Turkey Economy Bill Doesn't Allow Treasury to Tap Reserves
(Bloomberg) -- Turkey’s ruling party held back from proposing a law allowing the treasury access to the central bank’s reserves, amid speculation the country would need to resort to such a move to help finance its deficit. The lira erased losses.
The AK Party sent a bill to parliament Friday aimed at addressing economic issues, according to an official with direct knowledge of the proposal’s contents.
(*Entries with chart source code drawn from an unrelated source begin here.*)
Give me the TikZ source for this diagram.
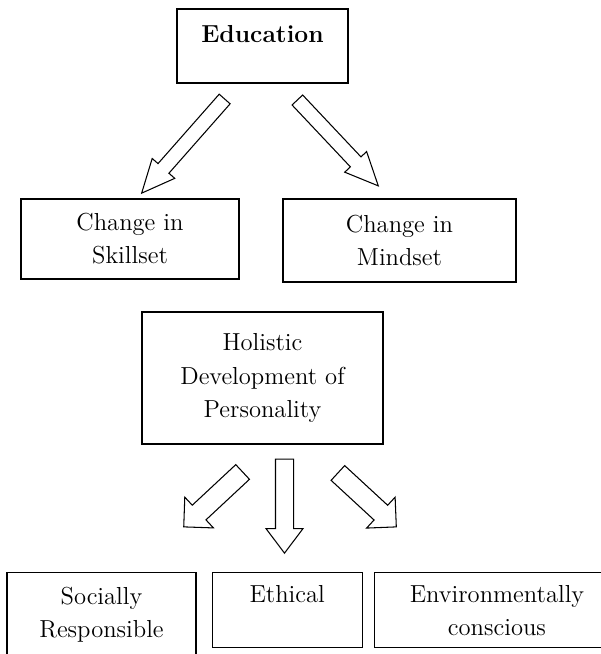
\documentclass[tikz,border=0pt]{standalone}
\usepackage{tikz}
\usetikzlibrary{positioning,shapes.arrows}

\begin{document}
\begin{tikzpicture}[
  caja/.style={draw, line width=0.7pt, align=center, inner sep=0pt,
    font=\fontsize{14}{18.8}\selectfont},
  flecha/.style n args={4}{single arrow, draw, line width=0.6pt, anchor=tail,
    minimum height=#1, inner xsep=0pt, inner ysep=#2,
    single arrow head extend=#3, single arrow tip angle=#4},
]
  \useasboundingbox (0,0) rectangle (12,-13.08);
  % ---- Arriba ----
  \node[caja, minimum width=3.42cm, text height=0.68cm, text depth=0.8cm]
    (edu) at (5.25,-0.92) {\textbf{Education}};
  \node[caja, minimum width=4.36cm, minimum height=1.6cm] (hab) at (2.6,-4.78)
    {Change in\\Skillset};
  \node[caja, minimum width=4.66cm, minimum height=1.66cm] (men) at (7.99,-4.81)
    {Change in\\Mindset};
  % ---- Centro ----
  \node[caja, minimum width=4.82cm, minimum height=2.64cm] (hol) at (5.25,-7.56)
    {Holistic\\Development of\\Personality};
  % ---- Abajo ----
  \node[caja, anchor=north, minimum width=3.78cm, minimum height=2.24cm]
    (soc) at (2.03,-11.44) {Socially\\Responsible\\\mbox{}};
  \node[caja, anchor=north west, minimum width=3.0cm, minimum height=1.5cm]
    (eti) at ([xshift=0.3cm]soc.north east) {Ethical\\\mbox{}};
  \node[caja, anchor=north west, minimum width=4.9cm, minimum height=1.5cm]
    (amb) at ([xshift=0.22cm]eti.north east) {Environmentally\\conscious};
  % ---- Flechas ----
  \node[flecha={2.51cm}{0.135cm}{0.155cm}{49}, rotate=228.6] (f1)
    at ([xshift=-0.75cm,yshift=-0.30cm]edu.south) {};
  \node[flecha={2.36cm}{0.135cm}{0.155cm}{49}, rotate=313.3] (f2)
    at ([xshift=0.69cm,yshift=-0.32cm]edu.south) {};
  \node[flecha={1.61cm}{0.19cm}{0.22cm}{90}, rotate=223] (f3)
    at ([xshift=-0.39cm,yshift=-0.54cm]hol.south) {};
  \node[flecha={1.88cm}{0.17cm}{0.19cm}{74}, rotate=-90] (f4)
    at ([xshift=0.44cm,yshift=-0.28cm]hol.south) {};
  \node[flecha={1.59cm}{0.19cm}{0.22cm}{90}, rotate=317.3] (f5)
    at ([xshift=1.5cm,yshift=-0.56cm]hol.south) {};
\end{tikzpicture}
\end{document}
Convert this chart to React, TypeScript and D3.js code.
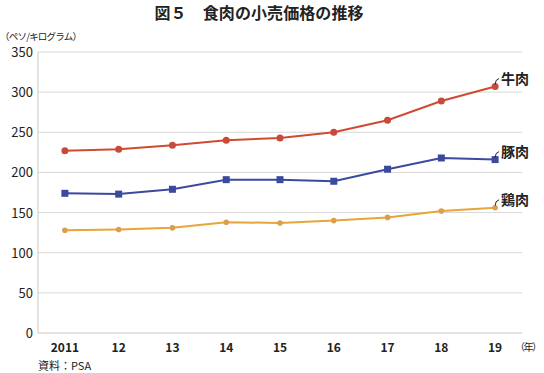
import { useRef, useEffect } from 'react';
import * as d3 from 'd3';

const years = ['2011', '12', '13', '14', '15', '16', '17', '18', '19'];
const beef = [227, 229, 234, 240, 243, 250, 265, 289, 307];
const pork = [174, 173, 179, 191, 191, 189, 204, 218, 216];
const chicken = [128, 129, 131, 138, 137, 140, 144, 152, 156];
const yTicks = [0, 50, 100, 150, 200, 250, 300, 350];

const seriesNames = ['牛肉', '豚肉', '鶏肉'];
const seriesColors = ['#cf4a30', '#3c4a9e', '#e9a43a'];

const W = 544;
const H = 373;
const margin = { top: 52, right: 22, bottom: 40, left: 38 };
const FONT = '"Noto Sans CJK JP", "Noto Sans", sans-serif';

const App = () => {
  const svgRef = useRef(null);

  useEffect(() => {
    const svg = d3.select(svgRef.current);
    svg.selectAll('*').remove();

    const innerW = W - margin.left - margin.right;
    const innerH = H - margin.top - margin.bottom;

    const g = svg
      .append('g')
      .attr('transform', `translate(${margin.left},${margin.top})`);

    const x = d3.scaleBand().domain(years).range([0, innerW]);
    const y = d3.scaleLinear().domain([0, 350]).range([innerH, 0]);
    const cx = (d: string) => (x(d) ?? 0) + x.bandwidth() / 2;

    // title
    svg
      .append('text')
      .attr('x', 259)
      .attr('y', 19)
      .attr('text-anchor', 'middle')
      .attr('font-family', FONT)
      .attr('font-weight', 'bold')
      .attr('font-size', 16)
      .attr('textLength', 209)
      .attr('fill', '#222')
      .text('図５　食肉の小売価格の推移');

    // unit label
    svg
      .append('text')
      .attr('x', 0)
      .attr('y', 40)
      .attr('font-family', FONT)
      .attr('font-size', 9.5)
      .attr('textLength', 82)
      .attr('fill', '#222')
      .text('（ペソ/キログラム）');

    // grid
    g.selectAll('.grid')
      .data(yTicks.filter((t) => t > 0))
      .enter()
      .append('line')
      .attr('x1', 0)
      .attr('x2', innerW)
      .attr('y1', (d) => y(d))
      .attr('y2', (d) => y(d))
      .attr('stroke', '#d8d8d8')
      .attr('stroke-width', 1);

    // axes
    g.append('line')
      .attr('x1', 0)
      .attr('x2', 0)
      .attr('y1', 0)
      .attr('y2', innerH)
      .attr('stroke', '#c8c8c8');
    g.append('line')
      .attr('x1', 0)
      .attr('x2', innerW)
      .attr('y1', innerH)
      .attr('y2', innerH)
      .attr('stroke', '#c8c8c8');

    // y tick labels
    g.selectAll('.ylab')
      .data(yTicks)
      .enter()
      .append('text')
      .attr('x', -5)
      .attr('y', (d) => y(d) + 5)
      .attr('text-anchor', 'end')
      .attr('font-family', FONT)
      .attr('font-size', 13)
      .attr('fill', '#222')
      .text((d) => d);

    // x tick labels
    g.selectAll('.xlab')
      .data(years)
      .enter()
      .append('text')
      .attr('x', (d) => cx(d))
      .attr('y', innerH + 19)
      .attr('text-anchor', 'middle')
      .attr('font-family', FONT)
      .attr('font-weight', 'bold')
      .attr('font-size', 12)
      .attr('fill', '#222')
      .text((d) => d);

    svg
      .append('text')
      .attr('x', 515)
      .attr('y', margin.top + innerH + 18)
      .attr('font-family', FONT)
      .attr('font-size', 10)
      .attr('letter-spacing', -1.5)
      .attr('fill', '#222')
      .text('（年）');

    svg
      .append('text')
      .attr('x', 38)
      .attr('y', 370)
      .attr('font-family', FONT)
      .attr('font-size', 11)
      .attr('fill', '#222')
      .text('資料：PSA');

    const allSeries = [beef, pork, chicken];
    const line = d3
      .line<number>()
      .x((_, i) => cx(years[i]))
      .y((d) => y(d));

    allSeries.forEach((vals, si) => {
      const color = seriesColors[si];
      g.append('path')
        .datum(vals)
        .attr('fill', 'none')
        .attr('stroke', color)
        .attr('stroke-width', 2)
        .attr('d', line);

      if (si === 1) {
        g.selectAll(`.m${si}`)
          .data(vals)
          .enter()
          .append('rect')
          .attr('x', (_, i) => cx(years[i]) - 3.5)
          .attr('y', (d) => y(d) - 3.5)
          .attr('width', 7)
          .attr('height', 7)
          .attr('fill', color);
      } else {
        g.selectAll(`.m${si}`)
          .data(vals)
          .enter()
          .append('circle')
          .attr('cx', (_, i) => cx(years[i]))
          .attr('cy', (d) => y(d))
          .attr('r', si === 0 ? 3.5 : 2.8)
          .attr('fill', si === 0 ? '#c94a3a' : '#d9a04a');
      }

      // label with leader
      const lx = cx(years[years.length - 1]);
      const ly = y(vals[vals.length - 1]);
      g.append('path')
        .attr('d', `M${lx},${ly - 2} Q${lx},${ly - 7} ${lx + 4},${ly - 8}`)
        .attr('fill', 'none')
        .attr('stroke', '#222')
        .attr('stroke-width', 1);
      g.append('text')
        .attr('x', lx + 6)
        .attr('y', ly - 3)
        .attr('font-family', FONT)
        .attr('font-weight', 'bold')
        .attr('font-size', 14)
        .attr('fill', '#222')
        .text(seriesNames[si]);
    });
  }, []);

  return (
    <svg
      ref={svgRef}
      width={W}
      height={H}
      style={{ position: 'absolute', left: 0, top: 0, display: 'block' }}
    />
  );
};

export default App;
The draft doesn’t include a legislative change that would have enabled the monetary policy authority to finance spending through use of so-called reserve funds, the official said, asking not to be identified.
Reports earlier this week about the government’s plans to allow the treasury access to about 40 billion liras ($6.6 billion) of central bank reserves amplified worries over the country’s fiscal standing. Concerns that fiscal discipline isn’t a priority for President Recep Tayyip Erdogan have hit the the lira, which has already weakened nearly 13% this year, making it the worst performer in emerging markets after the Argentine Peso.
The currency trimmed losses on news that the proposal was sent to the parliament and was trading little changed at 6.0469 per dollar at 4:32 p.m. in Istanbul.
Erdogan’s AK Party suffered a stinging defeat in municipal elections in March, and is now campaigning to win a revote in Istanbul. Authorities had nullified the opposition’s win in the country’s largest city, supporting his accusations that the vote was tainted by widespread irregularities.
A spokesman for the ruling party’s group at the parliament wasn’t immediately available for comment.